Everyone told us that if we could make it to Sunday – it would be smooth sailing. I think they are lying nothing has changed but I know more of what to expect and how to manage the stress of all that is asked of us. I am not a big fan of being cooped up all day in the classrooms. It is so beautiful outside and I want to roll around in the grass all the time. Then I remember why I am here and again this is not about me and I continue to press forward. I am so thankful for gym time – if it wasn’t for sand volleyball I would have either gone insane or ran away. It is hard not to be to competitive but the Elders and I have some good wholesome competition between us. There is nothing better than hitting the ball right in front of the Elder’s face or getting a good block against them. It is a good thing we never keep score or I think it would get a little heated sometimes.

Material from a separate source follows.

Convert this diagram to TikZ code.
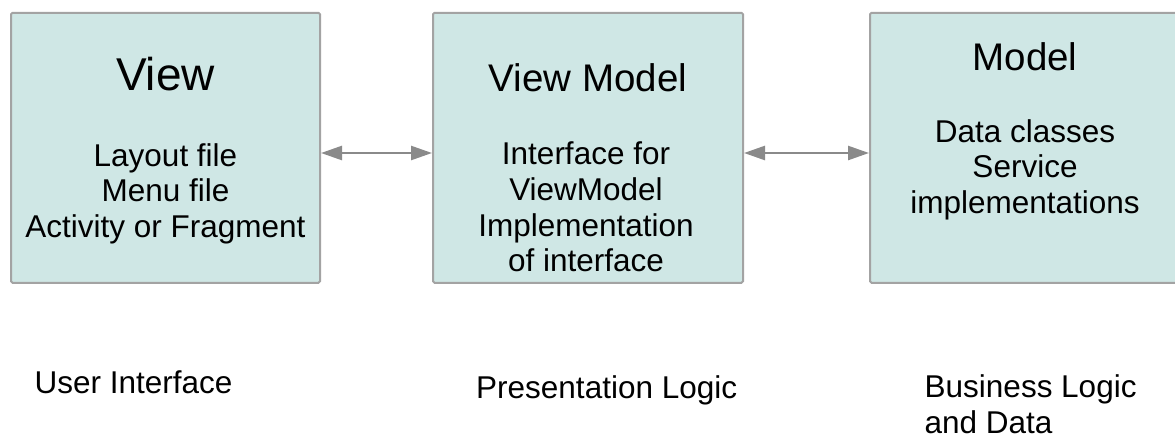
\documentclass[tikz,border=0pt]{standalone}
\usepackage{fontspec}
\setmainfont{Liberation Sans}
\usetikzlibrary{arrows.meta}

\definecolor{boxfill}{HTML}{CFE7E5}
\definecolor{boxline}{HTML}{A3A3A3}
\definecolor{arrowgray}{HTML}{8A8A8A}

\tikzset{
  layer/.style={draw=boxline, fill=boxfill, line width=2pt, rounded corners=1.5pt,
    minimum height=270pt, inner sep=0pt},
  bigtitle/.style={anchor=base, inner sep=0pt, font=\fontsize{46}{52}\selectfont},
  midtitle/.style={anchor=base, inner sep=0pt, font=\fontsize{38.5}{44}\selectfont},
  % multi-line nodes: the base anchor sits on the last line
  bodytext/.style={anchor=base, inner sep=0pt, align=center,
    font=\fontsize{31.5}{35.6}\selectfont},
  caption/.style={anchor=base west, inner sep=0pt, align=left,
    font=\fontsize{31.5}{36}\selectfont},
  link/.style={draw=arrowgray, line width=2.5pt,
    {Triangle[length=21pt,width=14pt]}-{Triangle[length=21pt,width=14pt]}}
}

\begin{document}
\begin{tikzpicture}[x=1pt, y=-1pt]
  \useasboundingbox (0,0) rectangle (1175,437);
  \clip (0,0) rectangle (1175,437);

  % the three layers
  \node[layer, minimum width=309pt] (view)  at (165.5,147.8) {};
  \node[layer, minimum width=310pt] (vm)    at (588,147.8)   {};
  \node[layer, minimum width=310pt] (model) at (1025,147.8)  {};

  % layer titles
  \node[bigtitle] (viewtitle)  at (165.5,90)  {View};
  \node[midtitle] (vmtitle)    at (588,91.5)  {View Model};
  \node[midtitle] (modeltitle) at (1025,70.5) {Model};

  % layer contents
  \node[bodytext] (viewbody)  at (165.5,237.3) {Layout file\\Menu file\\Activity or Fragment};
  \node[bodytext] (vmbody)    at (586,271.7)   {Interface for\\ViewModel\\Implementation\\of interface};
  \node[bodytext] (modelbody) at (1025,213.3)  {Data classes\\Service\\implementations};

  % two-way links between the layers
  \draw[link] ([yshift=-5.2pt]view.east) -- ([yshift=-5.2pt]vm.west);
  \draw[link] ([yshift=-5.2pt]vm.east) -- ([yshift=-5.2pt]model.west);

  % captions under the layers
  \node[caption] (ui)   at (34.5,393.3)  {User Interface};
  \node[caption] (pres) at (476,398.3)   {Presentation Logic};
  \node[caption] (biz)  at (924.5,433.3) {Business Logic\\and Data};
\end{tikzpicture}
\end{document}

Classes are so awesome and even better than classes are firesides. Our teachers are so much fun and are very helpful. We have all become very good at asking questions till we find the answer we are looking for. The Spirit is so strong here at the MTC – we are all here to learn. I am so thankful I am not learning a language although sometimes I wander if it would be better because it is so easy to let my pride get in the way of me keeping the gospel simple. Teaching investigators is harder than I would have ever imagined but I love it. I sometimes have a hard time remembering to be myself and the times i forget to are always the lessons that go up in smoke. Though I am serving the Lord and giving up so much I am not going to let go of my personality – that is what makes me who i am. (I will try not to be too sassy though 🙂 )
I love you all so much. The Gospel is true and everything comes down to the Doctrine of Christ.